The misguided reaction to Tea Party candidates, por Glenn Greenwald:
The "tea party" movement is, in my view, a mirror image of the Republican Party generally. There are some diverse, heterodox factions which compose a small, inconsequential minority of it (various libertarian, independent, and Reagan Democrat types), but it is dominated -- in terms of leadership, ideology, and the vast majority of adherents -- by the same set of beliefs which have long shaped the American Right (...)
All that said, there are some reactions to the Tea Party movement coming from many different directions -- illustrated by the patronizing mockery of Christine O'Donnell -- which I find quite misguided, revealingly condescending, and somewhat obnoxious. In two separate appearances (...) Karl Rove, that Paragon of Honor, insisted that she lacks the "character and rectitude" to be in the Senate (...)
It's hard to avoid the conclusion, at least for me, that, claims to the contrary notwithstanding, much of the discomfort and disgust triggered by these Tea Party candidates has little to do with their ideology. After all, are most of them radically different than the right-wing extremists Karl Rove has spent his career promoting and exploiting? Hardly. Much of the patronizing derision and scorn heaped on people like Christine O'Donnell have very little to do with their substantive views (...) and much more to do with the fact they're so . . . unruly and unwashed. To members of the establishment and the ruling class (like Rove), these are the kinds of people (...) who belong in Walmarts, community colleges, low-paying jobs, and voting booths on command, not in the august United States Senate.
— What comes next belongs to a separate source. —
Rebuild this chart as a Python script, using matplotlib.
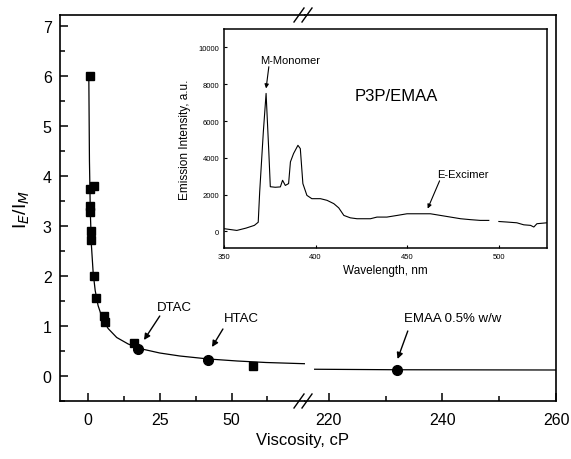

Class/Cultural reactions to the tea party, por Lisa Kramer:
I can’t fully agree with him that the Tea Party is just Republican Plus. The name alone suggests something else, as does the 1776 iconography and the overtaking of old charges of “liberalism” with 21st century charges of “socialism.” When the spectacle is stripped away, I do see something that, at its core, is much closer to libertarianism than traditional Republicanism, even the more vitriolic Republicanism of the last decades. But that’s a lot of layers of spectacle to strip away, so I understand why the point can be debated.
(...)
The limitation of Greenwald’s argument is that it makes class and culture almost interchangeable. Over and over again, the enemy is regarded as “effete Guardians of Elite Political Power” or “the ruling class.” (...) I just don’t buy it. Cultural hierarchy seems to have little to do with class hierarchy; even Sarah Palin, who Greenwald labels another victim of cultural bias, was raised comfortably middle class.